Ebola outbreak a public health emergency: WHO

Ebola outbreak a public health emergency: WHO
It is the largest and longest outbreak ever recorded of Ebola, which has a death rate of about 50 per cent and has so far killed at least 932 people. WHO declared similar emergencies for the swine flu pandemic in 2009 and for polio in May.

The WHO chief, Dr Margaret Chan, said the announcement is ‘a clear call for international solidarity’ although she acknowledged that many countries would probably not have any Ebola cases.

‘Countries affected to date simply do not have the capacity to manage an outbreak of this size and complexity on their own,’ Chan said at a news conference in Geneva. ‘I urge the international community to provide this support on the most urgent basis possible.’

The agency had convened an expert committee this week to assess the severity of the continuing epidemic.

The current outbreak of Ebola began in Guinea in March and has since spread to Sierra Leone and Liberia, with a suspected cluster in Nigeria. There is no licensed treatment or vaccine for Ebola.

The impact of the WHO declaration is unclear; the declaration about polio doesn’t yet seem to have slowed the spread of virus.

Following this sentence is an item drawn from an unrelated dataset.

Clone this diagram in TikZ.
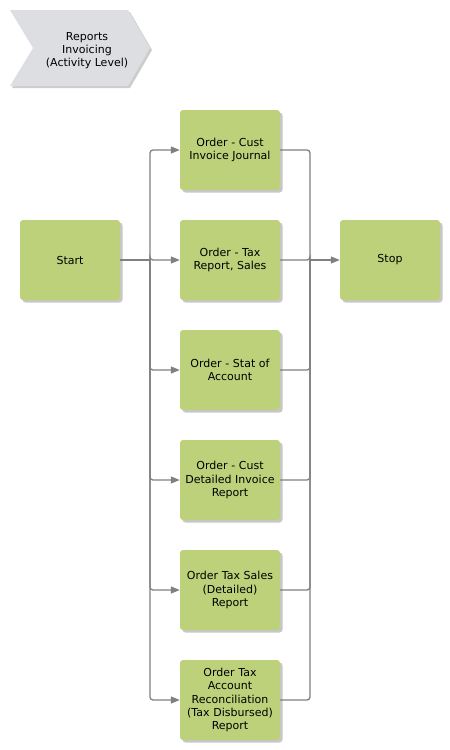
\documentclass[tikz,border=0pt]{standalone}
\usepackage{fontspec}
\setmainfont{DejaVu Sans}
\usetikzlibrary{arrows.meta,calc,positioning,shadows}
\definecolor{taskgreen}{RGB}{189,209,122}
\definecolor{wiregray}{RGB}{128,128,128}
\definecolor{bannergray}{RGB}{221,222,225}
\definecolor{shadegray}{RGB}{170,170,170}
\tikzset{
  wire/.style={draw=wiregray,line width=1.3pt,rounded corners=3pt},
  flow/.style={wire,-{Triangle[length=9pt,width=7pt]}},
  task/.style={fill=taskgreen,rounded corners=3pt,minimum width=100pt,minimum height=80pt,
               text width=96pt,align=center,inner sep=2pt,
               font=\fontsize{11}{13.3}\selectfont,
               drop shadow={shadow xshift=2.5pt,shadow yshift=-2.5pt,fill=black,opacity=0.22}},
}

\begin{document}
\begin{tikzpicture}[x=1pt,y=-1pt]
  \path[use as bounding box] (0,0) rectangle (450,750);
  % banner
  \fill[shadegray,opacity=0.6] (12,12)--(130,12)--(152,50)--(130,88)--(12,88)--(35,50)--cycle;
  \fill[bannergray] (10,10)--(128,10)--(150,48)--(128,86)--(10,86)--(33,48)--cycle;
  \node[align=center,font=\fontsize{11}{13}\selectfont] (banner) at (87,51)
    {Reports\\Invoicing\\(Activity Level)};

  \node[task] (start) at (70,260) {Start};
  \node[task] (custjournal) at (230,150) {Order - Cust\\Invoice Journal};
  \node[task] (taxreport) at (230,260) {Order - Tax\\Report, Sales};
  \node[task] (statacct) at (230,370) {Order - Stat of\\Account};
  \node[task] (custdetail) at (230,480) {Order - Cust\\Detailed Invoice\\Report};
  \node[task] (taxsales) at (230,590) {Order Tax Sales\\(Detailed)\\Report};
  \node[task] (taxrecon) at (230,700) {Order Tax\\Account\\Reconciliation\\(Tax Disbursed)\\Report};
  \node[task] (stop) at (390,260) {Stop};

  \coordinate (split) at (150,260);
  \coordinate (merge) at (310,260);
  \draw[wire] (start.east) -- (split);
  \foreach \n in {custjournal,taxreport,statacct,custdetail,taxsales,taxrecon}{
    \draw[flow] (split) |- (\n.west);
    \draw[wire] (\n.east) -| (merge);
  }
  \draw[flow] (merge) -- (stop.west);
\end{tikzpicture}
\end{document}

‘Statements won’t save lives,’ said Dr Bart Janssens, director of operations for Doctors Without Borders. ‘For weeks, (we) have been repeating that a massive medical, epidemiological and public health response is desperately needed. ... Lives are being lost because the response is too slow.’

In the United States, the Centre for Disease Control and Prevention have already elevated their Ebola response to the highest level and have recommended against travelling to West Africa. On Thursday, CDC director Dr Tom Frieden told a Congressional hearing that the current outbreak is set to sicken more people than all previous outbreaks of the disease combined.